• _Instruction_: Give back every line exactly as it appears, pictures excluded.

----------------------------------------

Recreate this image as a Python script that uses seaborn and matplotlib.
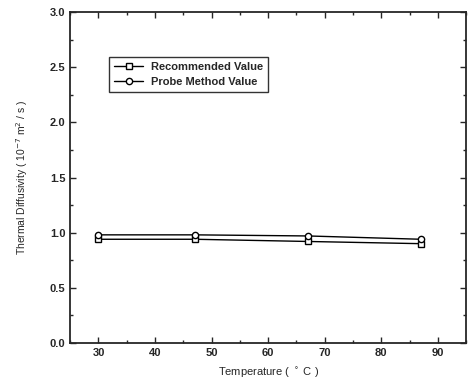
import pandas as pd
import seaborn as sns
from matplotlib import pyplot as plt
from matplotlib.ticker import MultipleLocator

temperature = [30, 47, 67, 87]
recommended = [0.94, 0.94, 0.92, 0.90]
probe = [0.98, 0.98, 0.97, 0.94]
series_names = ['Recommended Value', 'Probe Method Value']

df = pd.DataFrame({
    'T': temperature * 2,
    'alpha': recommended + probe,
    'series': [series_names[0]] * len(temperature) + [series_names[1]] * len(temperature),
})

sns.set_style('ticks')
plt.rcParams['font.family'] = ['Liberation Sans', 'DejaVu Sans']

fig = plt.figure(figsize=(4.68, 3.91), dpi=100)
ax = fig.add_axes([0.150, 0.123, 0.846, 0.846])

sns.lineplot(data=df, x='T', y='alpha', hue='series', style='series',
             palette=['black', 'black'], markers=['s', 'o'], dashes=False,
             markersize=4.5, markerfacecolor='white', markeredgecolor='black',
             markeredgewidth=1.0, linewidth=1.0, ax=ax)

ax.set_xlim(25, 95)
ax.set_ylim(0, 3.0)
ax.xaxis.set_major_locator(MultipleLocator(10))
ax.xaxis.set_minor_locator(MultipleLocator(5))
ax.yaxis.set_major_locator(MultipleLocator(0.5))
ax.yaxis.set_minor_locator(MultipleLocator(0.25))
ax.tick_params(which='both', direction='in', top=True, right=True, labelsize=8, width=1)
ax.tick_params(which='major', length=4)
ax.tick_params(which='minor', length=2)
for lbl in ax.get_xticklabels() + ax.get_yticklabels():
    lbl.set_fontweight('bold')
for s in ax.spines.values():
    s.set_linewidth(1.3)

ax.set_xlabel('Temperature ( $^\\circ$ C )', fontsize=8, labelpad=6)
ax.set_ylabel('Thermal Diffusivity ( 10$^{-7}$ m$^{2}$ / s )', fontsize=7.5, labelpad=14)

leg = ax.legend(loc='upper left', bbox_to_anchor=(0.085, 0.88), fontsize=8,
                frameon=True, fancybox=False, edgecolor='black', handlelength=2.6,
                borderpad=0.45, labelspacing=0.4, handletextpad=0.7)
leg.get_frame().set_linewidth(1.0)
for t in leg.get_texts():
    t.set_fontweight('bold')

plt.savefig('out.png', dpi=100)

----------------------------------------

• _Solution to the exercise_:
Recreate this image as a Python script that uses seaborn and matplotlib.
import pandas as pd
import seaborn as sns
from matplotlib import pyplot as plt
from matplotlib.ticker import MultipleLocator

temperature = [30, 47, 67, 87]
recommended = [0.94, 0.94, 0.92, 0.90]
probe = [0.98, 0.98, 0.97, 0.94]
series_names = ['Recommended Value', 'Probe Method Value']

df = pd.DataFrame({
    'T': temperature * 2,
    'alpha': recommended + probe,
    'series': [series_names[0]] * len(temperature) + [series_names[1]] * len(temperature),
})

sns.set_style('ticks')
plt.rcParams['font.family'] = ['Liberation Sans', 'DejaVu Sans']

fig = plt.figure(figsize=(4.68, 3.91), dpi=100)
ax = fig.add_axes([0.150, 0.123, 0.846, 0.846])

sns.lineplot(data=df, x='T', y='alpha', hue='series', style='series',
             palette=['black', 'black'], markers=['s', 'o'], dashes=False,
             markersize=4.5, markerfacecolor='white', markeredgecolor='black',
             markeredgewidth=1.0, linewidth=1.0, ax=ax)

ax.set_xlim(25, 95)
ax.set_ylim(0, 3.0)
ax.xaxis.set_major_locator(MultipleLocator(10))
ax.xaxis.set_minor_locator(MultipleLocator(5))
ax.yaxis.set_major_locator(MultipleLocator(0.5))
ax.yaxis.set_minor_locator(MultipleLocator(0.25))
ax.tick_params(which='both', direction='in', top=True, right=True, labelsize=8, width=1)
ax.tick_params(which='major', length=4)
ax.tick_params(which='minor', length=2)
for lbl in ax.get_xticklabels() + ax.get_yticklabels():
    lbl.set_fontweight('bold')
for s in ax.spines.values():
    s.set_linewidth(1.3)

ax.set_xlabel('Temperature ( $^\\circ$ C )', fontsize=8, labelpad=6)
ax.set_ylabel('Thermal Diffusivity ( 10$^{-7}$ m$^{2}$ / s )', fontsize=7.5, labelpad=14)

leg = ax.legend(loc='upper left', bbox_to_anchor=(0.085, 0.88), fontsize=8,
                frameon=True, fancybox=False, edgecolor='black', handlelength=2.6,
                borderpad=0.45, labelspacing=0.4, handletextpad=0.7)
leg.get_frame().set_linewidth(1.0)
for t in leg.get_texts():
    t.set_fontweight('bold')

plt.savefig('out.png', dpi=100)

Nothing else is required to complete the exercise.